To be done:
Print the entire listing. Each line must match the original exactly.

[start Data lines]

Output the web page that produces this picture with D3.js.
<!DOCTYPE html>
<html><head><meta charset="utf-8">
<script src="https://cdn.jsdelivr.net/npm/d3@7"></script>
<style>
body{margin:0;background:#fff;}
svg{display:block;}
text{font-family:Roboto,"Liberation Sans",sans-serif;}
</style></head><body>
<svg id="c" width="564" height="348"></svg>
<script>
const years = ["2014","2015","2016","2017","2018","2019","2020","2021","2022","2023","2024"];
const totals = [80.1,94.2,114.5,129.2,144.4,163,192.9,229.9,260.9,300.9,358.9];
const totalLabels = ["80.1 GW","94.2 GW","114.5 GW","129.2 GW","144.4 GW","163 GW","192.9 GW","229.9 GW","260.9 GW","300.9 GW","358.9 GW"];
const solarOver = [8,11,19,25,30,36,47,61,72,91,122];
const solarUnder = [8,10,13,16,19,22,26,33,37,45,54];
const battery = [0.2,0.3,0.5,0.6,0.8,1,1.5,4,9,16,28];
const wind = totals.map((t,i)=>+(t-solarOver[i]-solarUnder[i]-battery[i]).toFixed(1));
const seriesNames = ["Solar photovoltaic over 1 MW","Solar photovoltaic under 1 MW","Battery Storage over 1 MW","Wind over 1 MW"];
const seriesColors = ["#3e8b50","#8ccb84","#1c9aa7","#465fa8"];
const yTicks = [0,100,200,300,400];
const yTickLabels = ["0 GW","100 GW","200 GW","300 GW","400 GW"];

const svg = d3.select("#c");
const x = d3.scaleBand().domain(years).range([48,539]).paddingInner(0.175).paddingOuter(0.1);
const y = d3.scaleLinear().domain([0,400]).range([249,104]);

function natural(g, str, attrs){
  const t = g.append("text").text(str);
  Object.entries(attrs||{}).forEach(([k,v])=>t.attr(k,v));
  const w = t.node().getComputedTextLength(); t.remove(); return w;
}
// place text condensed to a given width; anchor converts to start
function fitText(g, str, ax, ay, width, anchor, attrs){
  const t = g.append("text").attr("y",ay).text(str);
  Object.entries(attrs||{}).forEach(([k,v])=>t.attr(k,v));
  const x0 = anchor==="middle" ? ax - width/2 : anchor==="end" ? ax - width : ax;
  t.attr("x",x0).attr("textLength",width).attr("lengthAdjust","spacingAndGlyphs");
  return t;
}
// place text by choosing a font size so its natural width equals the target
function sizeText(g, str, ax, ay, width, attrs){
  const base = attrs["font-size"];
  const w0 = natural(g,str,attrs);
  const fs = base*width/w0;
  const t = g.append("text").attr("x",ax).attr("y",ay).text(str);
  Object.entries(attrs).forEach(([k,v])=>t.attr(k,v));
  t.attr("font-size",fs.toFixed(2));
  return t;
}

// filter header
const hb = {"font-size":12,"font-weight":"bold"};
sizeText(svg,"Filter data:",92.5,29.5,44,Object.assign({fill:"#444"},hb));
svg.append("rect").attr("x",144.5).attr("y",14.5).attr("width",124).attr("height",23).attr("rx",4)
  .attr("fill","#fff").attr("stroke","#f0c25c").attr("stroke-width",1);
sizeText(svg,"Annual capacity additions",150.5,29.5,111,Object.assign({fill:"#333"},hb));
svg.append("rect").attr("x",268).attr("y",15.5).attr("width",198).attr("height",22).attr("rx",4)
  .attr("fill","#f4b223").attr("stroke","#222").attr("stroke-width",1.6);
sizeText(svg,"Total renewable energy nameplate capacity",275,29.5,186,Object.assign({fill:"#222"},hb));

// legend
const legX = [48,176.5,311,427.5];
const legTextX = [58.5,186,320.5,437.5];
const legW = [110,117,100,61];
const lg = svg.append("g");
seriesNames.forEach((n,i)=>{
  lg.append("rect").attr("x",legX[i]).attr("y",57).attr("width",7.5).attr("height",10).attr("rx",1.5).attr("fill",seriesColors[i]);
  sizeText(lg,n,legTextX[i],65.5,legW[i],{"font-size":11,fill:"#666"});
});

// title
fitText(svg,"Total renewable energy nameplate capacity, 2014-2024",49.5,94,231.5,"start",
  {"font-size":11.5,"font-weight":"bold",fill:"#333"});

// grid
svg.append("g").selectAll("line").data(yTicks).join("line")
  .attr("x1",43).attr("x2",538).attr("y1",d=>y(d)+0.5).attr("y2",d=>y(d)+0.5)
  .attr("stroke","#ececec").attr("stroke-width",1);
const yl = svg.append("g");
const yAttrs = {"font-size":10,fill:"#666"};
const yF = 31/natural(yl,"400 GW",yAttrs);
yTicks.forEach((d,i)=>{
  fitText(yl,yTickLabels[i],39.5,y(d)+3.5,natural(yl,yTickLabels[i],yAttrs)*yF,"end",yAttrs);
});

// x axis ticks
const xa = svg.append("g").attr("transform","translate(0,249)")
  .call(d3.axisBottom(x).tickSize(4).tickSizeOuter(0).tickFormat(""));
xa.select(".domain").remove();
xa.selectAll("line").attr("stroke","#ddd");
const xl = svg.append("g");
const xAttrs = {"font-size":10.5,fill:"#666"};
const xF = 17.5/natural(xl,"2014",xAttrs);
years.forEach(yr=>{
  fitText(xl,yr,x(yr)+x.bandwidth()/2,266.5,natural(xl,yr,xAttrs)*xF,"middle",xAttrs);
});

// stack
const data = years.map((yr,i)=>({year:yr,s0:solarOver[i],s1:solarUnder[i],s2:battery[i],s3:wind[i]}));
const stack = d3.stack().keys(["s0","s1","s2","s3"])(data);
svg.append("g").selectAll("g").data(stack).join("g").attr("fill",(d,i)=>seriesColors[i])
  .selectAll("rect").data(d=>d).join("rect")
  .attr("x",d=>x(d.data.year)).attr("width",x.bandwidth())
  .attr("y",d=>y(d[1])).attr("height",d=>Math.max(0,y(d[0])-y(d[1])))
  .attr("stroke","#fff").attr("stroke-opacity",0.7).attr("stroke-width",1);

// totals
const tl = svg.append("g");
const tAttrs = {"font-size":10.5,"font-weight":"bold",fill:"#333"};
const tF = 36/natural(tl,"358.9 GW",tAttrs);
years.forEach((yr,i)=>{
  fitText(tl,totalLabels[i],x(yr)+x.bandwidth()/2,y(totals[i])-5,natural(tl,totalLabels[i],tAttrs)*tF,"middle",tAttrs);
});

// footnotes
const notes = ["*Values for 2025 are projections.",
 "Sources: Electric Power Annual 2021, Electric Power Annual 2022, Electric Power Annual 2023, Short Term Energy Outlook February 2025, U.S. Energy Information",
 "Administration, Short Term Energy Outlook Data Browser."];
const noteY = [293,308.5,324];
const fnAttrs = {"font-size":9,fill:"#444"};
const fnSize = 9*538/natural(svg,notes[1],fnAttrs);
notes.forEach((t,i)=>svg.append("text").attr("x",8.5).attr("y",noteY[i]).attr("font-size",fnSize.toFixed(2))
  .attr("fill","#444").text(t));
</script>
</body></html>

[end Data lines]

Problem solution:
Output the web page that produces this picture with D3.js.
<!DOCTYPE html>
<html><head><meta charset="utf-8">
<script src="https://cdn.jsdelivr.net/npm/d3@7"></script>
<style>
body{margin:0;background:#fff;}
svg{display:block;}
text{font-family:Roboto,"Liberation Sans",sans-serif;}
</style></head><body>
<svg id="c" width="564" height="348"></svg>
<script>
const years = ["2014","2015","2016","2017","2018","2019","2020","2021","2022","2023","2024"];
const totals = [80.1,94.2,114.5,129.2,144.4,163,192.9,229.9,260.9,300.9,358.9];
const totalLabels = ["80.1 GW","94.2 GW","114.5 GW","129.2 GW","144.4 GW","163 GW","192.9 GW","229.9 GW","260.9 GW","300.9 GW","358.9 GW"];
const solarOver = [8,11,19,25,30,36,47,61,72,91,122];
const solarUnder = [8,10,13,16,19,22,26,33,37,45,54];
const battery = [0.2,0.3,0.5,0.6,0.8,1,1.5,4,9,16,28];
const wind = totals.map((t,i)=>+(t-solarOver[i]-solarUnder[i]-battery[i]).toFixed(1));
const seriesNames = ["Solar photovoltaic over 1 MW","Solar photovoltaic under 1 MW","Battery Storage over 1 MW","Wind over 1 MW"];
const seriesColors = ["#3e8b50","#8ccb84","#1c9aa7","#465fa8"];
const yTicks = [0,100,200,300,400];
const yTickLabels = ["0 GW","100 GW","200 GW","300 GW","400 GW"];

const svg = d3.select("#c");
const x = d3.scaleBand().domain(years).range([48,539]).paddingInner(0.175).paddingOuter(0.1);
const y = d3.scaleLinear().domain([0,400]).range([249,104]);

function natural(g, str, attrs){
  const t = g.append("text").text(str);
  Object.entries(attrs||{}).forEach(([k,v])=>t.attr(k,v));
  const w = t.node().getComputedTextLength(); t.remove(); return w;
}
// place text condensed to a given width; anchor converts to start
function fitText(g, str, ax, ay, width, anchor, attrs){
  const t = g.append("text").attr("y",ay).text(str);
  Object.entries(attrs||{}).forEach(([k,v])=>t.attr(k,v));
  const x0 = anchor==="middle" ? ax - width/2 : anchor==="end" ? ax - width : ax;
  t.attr("x",x0).attr("textLength",width).attr("lengthAdjust","spacingAndGlyphs");
  return t;
}
// place text by choosing a font size so its natural width equals the target
function sizeText(g, str, ax, ay, width, attrs){
  const base = attrs["font-size"];
  const w0 = natural(g,str,attrs);
  const fs = base*width/w0;
  const t = g.append("text").attr("x",ax).attr("y",ay).text(str);
  Object.entries(attrs).forEach(([k,v])=>t.attr(k,v));
  t.attr("font-size",fs.toFixed(2));
  return t;
}

// filter header
const hb = {"font-size":12,"font-weight":"bold"};
sizeText(svg,"Filter data:",92.5,29.5,44,Object.assign({fill:"#444"},hb));
svg.append("rect").attr("x",144.5).attr("y",14.5).attr("width",124).attr("height",23).attr("rx",4)
  .attr("fill","#fff").attr("stroke","#f0c25c").attr("stroke-width",1);
sizeText(svg,"Annual capacity additions",150.5,29.5,111,Object.assign({fill:"#333"},hb));
svg.append("rect").attr("x",268).attr("y",15.5).attr("width",198).attr("height",22).attr("rx",4)
  .attr("fill","#f4b223").attr("stroke","#222").attr("stroke-width",1.6);
sizeText(svg,"Total renewable energy nameplate capacity",275,29.5,186,Object.assign({fill:"#222"},hb));

// legend
const legX = [48,176.5,311,427.5];
const legTextX = [58.5,186,320.5,437.5];
const legW = [110,117,100,61];
const lg = svg.append("g");
seriesNames.forEach((n,i)=>{
  lg.append("rect").attr("x",legX[i]).attr("y",57).attr("width",7.5).attr("height",10).attr("rx",1.5).attr("fill",seriesColors[i]);
  sizeText(lg,n,legTextX[i],65.5,legW[i],{"font-size":11,fill:"#666"});
});

// title
fitText(svg,"Total renewable energy nameplate capacity, 2014-2024",49.5,94,231.5,"start",
  {"font-size":11.5,"font-weight":"bold",fill:"#333"});

// grid
svg.append("g").selectAll("line").data(yTicks).join("line")
  .attr("x1",43).attr("x2",538).attr("y1",d=>y(d)+0.5).attr("y2",d=>y(d)+0.5)
  .attr("stroke","#ececec").attr("stroke-width",1);
const yl = svg.append("g");
const yAttrs = {"font-size":10,fill:"#666"};
const yF = 31/natural(yl,"400 GW",yAttrs);
yTicks.forEach((d,i)=>{
  fitText(yl,yTickLabels[i],39.5,y(d)+3.5,natural(yl,yTickLabels[i],yAttrs)*yF,"end",yAttrs);
});

// x axis ticks
const xa = svg.append("g").attr("transform","translate(0,249)")
  .call(d3.axisBottom(x).tickSize(4).tickSizeOuter(0).tickFormat(""));
xa.select(".domain").remove();
xa.selectAll("line").attr("stroke","#ddd");
const xl = svg.append("g");
const xAttrs = {"font-size":10.5,fill:"#666"};
const xF = 17.5/natural(xl,"2014",xAttrs);
years.forEach(yr=>{
  fitText(xl,yr,x(yr)+x.bandwidth()/2,266.5,natural(xl,yr,xAttrs)*xF,"middle",xAttrs);
});

// stack
const data = years.map((yr,i)=>({year:yr,s0:solarOver[i],s1:solarUnder[i],s2:battery[i],s3:wind[i]}));
const stack = d3.stack().keys(["s0","s1","s2","s3"])(data);
svg.append("g").selectAll("g").data(stack).join("g").attr("fill",(d,i)=>seriesColors[i])
  .selectAll("rect").data(d=>d).join("rect")
  .attr("x",d=>x(d.data.year)).attr("width",x.bandwidth())
  .attr("y",d=>y(d[1])).attr("height",d=>Math.max(0,y(d[0])-y(d[1])))
  .attr("stroke","#fff").attr("stroke-opacity",0.7).attr("stroke-width",1);

// totals
const tl = svg.append("g");
const tAttrs = {"font-size":10.5,"font-weight":"bold",fill:"#333"};
const tF = 36/natural(tl,"358.9 GW",tAttrs);
years.forEach((yr,i)=>{
  fitText(tl,totalLabels[i],x(yr)+x.bandwidth()/2,y(totals[i])-5,natural(tl,totalLabels[i],tAttrs)*tF,"middle",tAttrs);
});

// footnotes
const notes = ["*Values for 2025 are projections.",
 "Sources: Electric Power Annual 2021, Electric Power Annual 2022, Electric Power Annual 2023, Short Term Energy Outlook February 2025, U.S. Energy Information",
 "Administration, Short Term Energy Outlook Data Browser."];
const noteY = [293,308.5,324];
const fnAttrs = {"font-size":9,fill:"#444"};
const fnSize = 9*538/natural(svg,notes[1],fnAttrs);
notes.forEach((t,i)=>svg.append("text").attr("x",8.5).attr("y",noteY[i]).attr("font-size",fnSize.toFixed(2))
  .attr("fill","#444").text(t));
</script>
</body></html>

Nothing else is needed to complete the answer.